Row over Epsom tea tape heats up

National Party leader John Key and Act Party member John Banks. Photo / Dean Purcell
National Party leader John Key and Act Party member John Banks. Photo / Dean Purcell
The taping of a private conversation between Prime Minister John Key and Act Epsom candidate John Banks is becoming a distraction for National and Act, and the police are now involved.

Mr Key has said the content of the tape is "bland'', but yesterday, he decided to lay a formal complaint with the police about the taping of his conversation with Mr Banks by freelance cameraman Bradley Ambrose.

As a result, the police issued a warning to news services that disclosing unlawfully intercepted private communications was an offence punishable by up to two years' jail.

The recording was made of the eight-minute conversation between Mr Key and Mr Banks on Friday.

The pair invited media to witness their cup of tea together in a Newmarket cafe - a signal to National voters to give Mr Banks their Epsom electorate vote.

Ambrose said he put the recording device, which transmits to his camera, on the table to record Mr Banks when reporters were allowed into the cafe.

He then forgot about it when journalists were asked to leave the men alone and he hurried outside to try to get a better camera shot of the pair.

"It just completely left my mind and I was just trying to get the shot like everyone else,'' he told Newstalk ZB.

Ambrose later gave his recording to the Herald on Sunday - a separate publication from the New Zealand Herald - without listening to it.

The paper sought Mr Key's consent to publish it, but it was refused.

He has likened the recording to News of the World tactics and claimed it was made deliberately.
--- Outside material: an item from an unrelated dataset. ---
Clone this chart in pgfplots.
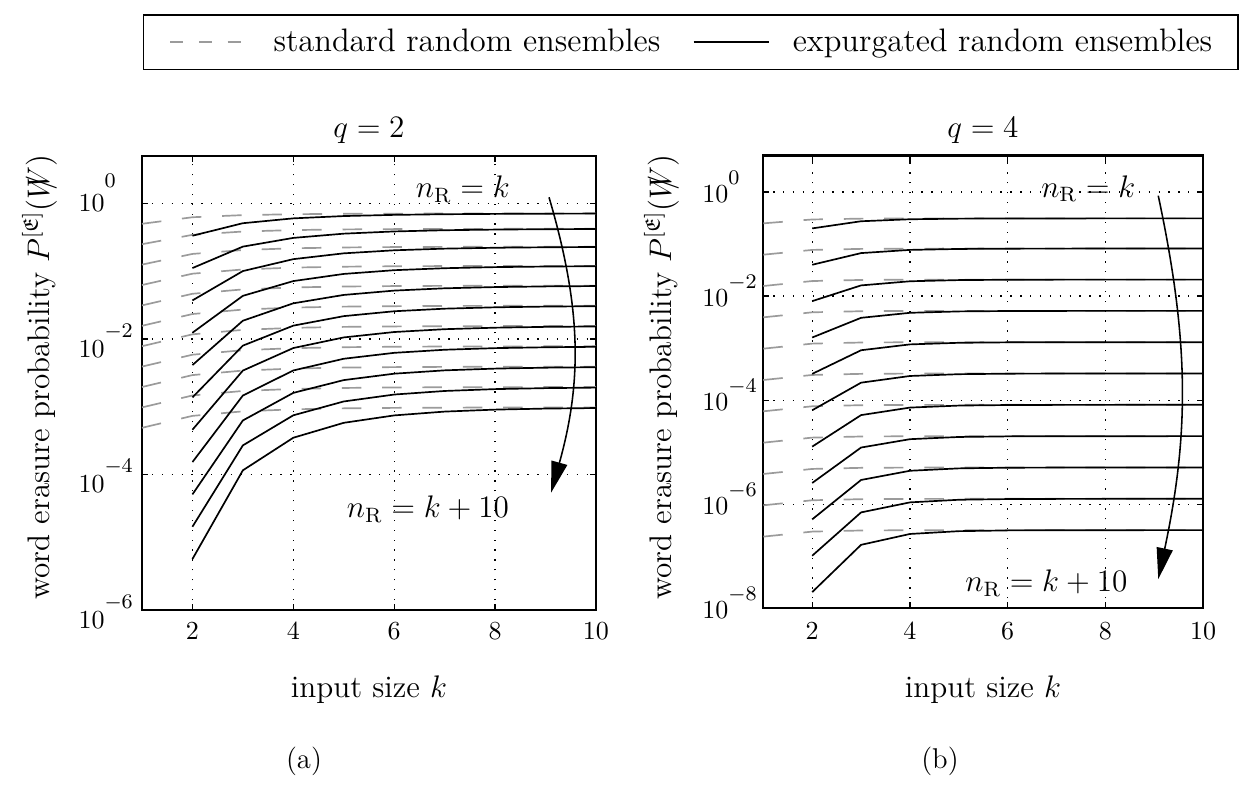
\documentclass[border=0pt]{standalone}
\usepackage{pgfplots}
\pgfplotsset{compat=1.18}
\usepackage{pgfplotstable}
\usepackage{amssymb}
\usetikzlibrary{arrows.meta}

\definecolor{stdgray}{RGB}{155,155,155}

% log10 of word erasure probability, q = 2, standard random ensembles (k = 1..10), n_R = k + i
\pgfplotstableread{
k s0 s1 s2 s3 s4 s5 s6 s7 s8 s9 s10
1 -0.3010 -0.6021 -0.9031 -1.2041 -1.5051 -1.8062 -2.1072 -2.4082 -2.7093 -3.0103 -3.3113
2 -0.2041 -0.4638 -0.7455 -1.0372 -1.3336 -1.6324 -1.9322 -2.2327 -2.5335 -2.8343 -3.1353
3 -0.1727 -0.4148 -0.6876 -0.9747 -1.2689 -1.5666 -1.8659 -2.1660 -2.4667 -2.7675 -3.0684
4 -0.1596 -0.3936 -0.6621 -0.9470 -1.2401 -1.5371 -1.8362 -2.1362 -2.4368 -2.7376 -3.0386
5 -0.1537 -0.3838 -0.6500 -0.9339 -1.2264 -1.5232 -1.8221 -2.1221 -2.4225 -2.7233 -3.0241
6 -0.1508 -0.3790 -0.6442 -0.9275 -1.2197 -1.5164 -1.8152 -2.1152 -2.4156 -2.7163 -3.0171
7 -0.1494 -0.3766 -0.6413 -0.9244 -1.2166 -1.5131 -1.8119 -2.1118 -2.4121 -2.7129 -3.0138
8 -0.1487 -0.3754 -0.6399 -0.9228 -1.2149 -1.5114 -1.8102 -2.1101 -2.4104 -2.7112 -3.0121
9 -0.1483 -0.3748 -0.6392 -0.9220 -1.2140 -1.5105 -1.8093 -2.1092 -2.4095 -2.7103 -3.0112
10 -0.1482 -0.3745 -0.6388 -0.9216 -1.2136 -1.5101 -1.8089 -2.1088 -2.4091 -2.7099 -3.0108
}\stdA

% q = 2, expurgated random ensembles (k = 2..10)
\pgfplotstableread{
k s0 s1 s2 s3 s4 s5 s6 s7 s8 s9 s10
2 -0.4771 -0.9542 -1.4314 -1.9085 -2.3856 -2.8627 -3.3398 -3.8170 -4.2941 -4.7712 -5.2483
3 -0.2923 -0.6377 -0.9984 -1.3640 -1.7311 -2.0987 -2.4667 -2.8347 -3.2027 -3.5707 -3.9387
4 -0.2206 -0.5090 -0.8226 -1.1463 -1.4742 -1.8038 -2.1343 -2.4650 -2.7958 -3.1268 -3.4578
5 -0.1866 -0.4464 -0.7368 -1.0407 -1.3507 -1.6635 -1.9776 -2.2924 -2.6074 -2.9225 -3.2377
6 -0.1690 -0.4137 -0.6919 -0.9856 -1.2867 -1.5915 -1.8979 -2.2051 -2.5127 -2.8205 -3.1284
7 -0.1595 -0.3957 -0.6674 -0.9562 -1.2527 -1.5534 -1.8562 -2.1595 -2.4636 -2.7678 -3.0721
8 -0.1544 -0.3861 -0.6544 -0.9401 -1.2346 -1.5332 -1.8338 -2.1356 -2.4378 -2.7403 -3.0429
9 -0.1515 -0.3807 -0.6472 -0.9314 -1.2248 -1.5223 -1.8219 -2.1229 -2.4241 -2.7258 -3.0276
10 -0.1499 -0.3778 -0.6433 -0.9267 -1.2195 -1.5165 -1.8156 -2.1161 -2.4169 -2.7181 -3.0195
}\expA

% q = 4, standard random ensembles (k = 1..10)
\pgfplotstableread{
k s0 s1 s2 s3 s4 s5 s6 s7 s8 s9 s10
1 -0.6021 -1.2041 -1.8062 -2.4082 -3.0103 -3.6124 -4.2144 -4.8165 -5.4185 -6.0206 -6.6227
2 -0.5274 -1.1127 -1.7106 -2.3117 -2.9134 -3.5155 -4.1175 -4.7196 -5.3216 -5.9237 -6.5258
3 -0.5117 -1.0928 -1.6898 -2.2906 -2.8922 -3.4943 -4.0963 -4.6984 -5.3004 -5.9025 -6.5046
4 -0.5079 -1.0880 -1.6847 -2.2854 -2.8871 -3.4891 -4.0912 -4.6933 -5.2953 -5.8974 -6.4994
5 -0.5069 -1.0868 -1.6832 -2.2841 -2.8858 -3.4877 -4.0898 -4.6918 -5.2939 -5.8960 -6.4980
6 -0.5066 -1.0865 -1.6831 -2.2838 -2.8855 -3.4874 -4.0895 -4.6915 -5.2936 -5.8957 -6.4977
7 -0.5066 -1.0865 -1.6831 -2.2838 -2.8855 -3.4874 -4.0895 -4.6915 -5.2936 -5.8957 -6.4977
8 -0.5066 -1.0865 -1.6831 -2.2838 -2.8855 -3.4874 -4.0895 -4.6915 -5.2936 -5.8957 -6.4977
9 -0.5066 -1.0865 -1.6831 -2.2838 -2.8855 -3.4874 -4.0895 -4.6915 -5.2936 -5.8957 -6.4977
10 -0.5066 -1.0865 -1.6831 -2.2838 -2.8855 -3.4874 -4.0895 -4.6915 -5.2936 -5.8957 -6.4977
}\stdB

% q = 4, expurgated random ensembles (k = 2..10)
\pgfplotstableread{
k s0 s1 s2 s3 s4 s5 s6 s7 s8 s9 s10
2 -0.6990 -1.3979 -2.0969 -2.7959 -3.4949 -4.1938 -4.8928 -5.5918 -6.2907 -6.9897 -7.6887
3 -0.5617 -1.1736 -1.7946 -2.4174 -3.0405 -3.6638 -4.2870 -4.9103 -5.5335 -6.1568 -6.7800
4 -0.5233 -1.1122 -1.7151 -2.3213 -2.9283 -3.5354 -4.1426 -4.7498 -5.3570 -5.9642 -6.5714
5 -0.5117 -1.0941 -1.6923 -2.2944 -2.8974 -3.5007 -4.1040 -4.7073 -5.3107 -5.9140 -6.5174
6 -0.5085 -1.0887 -1.6856 -2.2867 -2.8886 -3.4909 -4.0932 -4.6955 -5.2979 -5.9003 -6.5028
7 -0.5074 -1.0874 -1.6840 -2.2848 -2.8866 -3.4887 -4.0909 -4.6931 -5.2953 -5.8975 -6.4997
8 -0.5068 -1.0868 -1.6834 -2.2841 -2.8859 -3.4879 -4.0900 -4.6921 -5.2942 -5.8963 -6.4984
9 -0.5067 -1.0866 -1.6832 -2.2839 -2.8857 -3.4876 -4.0897 -4.6917 -5.2938 -5.8959 -6.4980
10 -0.5066 -1.0865 -1.6831 -2.2838 -2.8855 -3.4874 -4.0895 -4.6915 -5.2936 -5.8957 -6.4977
}\expB

% tick label 10^e: #1 vertical offset of the whole label, #2 raise of the exponent
\newcommand{\tl}[3]{\raisebox{#1}{10\raisebox{#2}{\footnotesize$#3$}}}

\pgfplotsset{
  stdline/.style={stdgray, line width=0.65pt, dash pattern=on 7.5pt off 8pt},
  expline/.style={black, line width=0.65pt},
  legstd/.style={legend image code/.code={\draw[stdgray, line width=0.65pt, dash pattern=on 5pt off 6pt] (0pt,0pt) -- (27pt,0pt);}},
  legexp/.style={legend image code/.code={\draw[black, line width=0.65pt] (0pt,0pt) -- (29pt,0pt);}},
  myaxis/.style={
    scale only axis,
    xmin=1, xmax=10,
    ymax=0.69897,
    xtick={2,4,6,8,10},
    tick align=inside,
    xtick pos=both, ytick pos=both,
    major tick length=2.3pt,
    tick style={black, line width=0.5pt},
    axis line style={line width=0.9pt},
    grid=major,
    major grid style={black, line width=0.5pt, dash pattern=on 0.5pt off 3.3pt},
    tick label style={font=\fontsize{10}{12}\selectfont},
    xticklabel style={anchor=base, inner sep=0pt},
    yticklabel style={anchor=base west, inner sep=0pt},
    clip=false,
  },
}

\begin{document}
\begin{tikzpicture}[x=0.384615pt, y=0.384615pt]
\path (0,0) rectangle (1247,789);

% ---------------- (a) q = 2 ----------------
\begin{axis}[myaxis,
  at={(54.615pt,68.846pt)}, anchor=south west,
  width=174.6pt, height=174.6pt,
  ymin=-6,
  ytick={-6,-4,-2,0},
  yticklabels={\tl{-7pt}{7.7pt}{-6},\tl{-7pt}{7.7pt}{-4},\tl{-7pt}{7.7pt}{-2},\tl{-3.3pt}{9.6pt}{0}},
  xticklabel style={yshift=-11.3pt},
  yticklabel style={xshift=-24.6pt},
  legend columns=2,
  legend style={at={(1.2093,1.2511)}, anchor=center, draw=black, line width=0.6pt,
    fill=white, font=\fontsize{12.5}{15}\selectfont, inner xsep=10pt, inner ysep=5.4pt,
    nodes={inner sep=0pt},
    /tikz/column 1/.style={column sep=12.3pt},
    /tikz/column 2/.style={column sep=12.5pt},
    /tikz/column 3/.style={column sep=8.8pt}},
]
\pgfplotsinvokeforeach{0,...,10}{
  \addplot[stdline, forget plot] table[x=k, y=s#1] {\stdA};
}
\pgfplotsinvokeforeach{0,...,10}{
  \addplot[expline, forget plot] table[x=k, y=s#1] {\expA};
}
\addlegendimage{legstd}
\addlegendentry{standard random ensembles}
\addlegendimage{legexp}
\addlegendentry{expurgated random ensembles}
\node[font=\large] at (axis cs:7.36,0.21) {$n_{\mathrm{R}}=k$};
\node[font=\large] at (axis cs:6.67,-4.51) {$n_{\mathrm{R}}=k+10$};
\draw[line width=0.6pt, -{Triangle[length=12pt,width=6.2pt]}]
  (axis cs:9.07,0.09) to[bend left=16] (axis cs:9.11,-4.27);
\end{axis}

% ---------------- (b) q = 4 ----------------
\begin{axis}[myaxis,
  at={(293.58pt,69.50pt)}, anchor=south west,
  width=169.2pt, height=174.1pt,
  ymin=-8,
  ytick={-8,-6,-4,-2,0},
  yticklabels={\tl{-4pt}{6.9pt}{-8},\tl{-4pt}{6.9pt}{-6},\tl{-4pt}{6.9pt}{-4},\tl{-4pt}{6.9pt}{-2},\tl{-4pt}{6.9pt}{0}},
  xticklabel style={yshift=-12pt},
  yticklabel style={xshift=-23.6pt},
]
\pgfplotsinvokeforeach{0,...,10}{
  \addplot[stdline, forget plot] table[x=k, y=s#1] {\stdB};
}
\pgfplotsinvokeforeach{0,...,10}{
  \addplot[expline, forget plot] table[x=k, y=s#1] {\expB};
}
\node[font=\large] at (axis cs:7.65,0.065) {$n_{\mathrm{R}}=k$};
\node[font=\large] at (axis cs:6.79,-7.52) {$n_{\mathrm{R}}=k+10$};
\draw[line width=0.6pt, -{Triangle[length=12pt,width=6.2pt]}]
  (axis cs:9.08,-0.07) to[bend left=12] (axis cs:9.08,-7.44);
\end{axis}

% titles, axis labels, captions
\node[font=\large, anchor=base] at (369,652) {$q=2$};
\node[font=\large, anchor=base] at (983,652) {$q=4$};
\node[font=\large, anchor=base] at (369,91.5) {input size $k$};
\node[font=\large, anchor=base] at (983,91.5) {input size $k$};
\node[font=\large, anchor=base, rotate=90, inner sep=0pt] at (49,412)
  {word erasure probability $P^{[\mathfrak{E}]}(\ooalign{$W$\cr\hfil$/$\hfil\cr})$};
\node[font=\large, anchor=base, rotate=90, inner sep=0pt] at (671,412)
  {word erasure probability $P^{[\mathfrak{E}]}(\ooalign{$W$\cr\hfil$/$\hfil\cr})$};
\node[font=\fontsize{11}{13}\selectfont, anchor=base] at (304,21) {(a)};
\node[font=\fontsize{11}{13}\selectfont, anchor=base] at (940,21) {(b)};
\end{tikzpicture}
\end{document}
Yesterday, Mr Key said that if there had been something explosive on the tape, "they would have printed it and asked questions later''.

Herald on Sunday editor Bryce Johns has said he was advised he could have published the conversation, but it was an ethical matter.

Labour leader Phil Goff said if the chat was "bland'', Mr Key's complaint to the police was a huge over-reaction.

Last night, TV3 said it had heard a copy of the recording. The network asked Act leader Don Brash if he thought he had Mr Banks' support.

Dr Brash said Mr Banks had assured him there would be nothing on the tape that would embarrass either of them.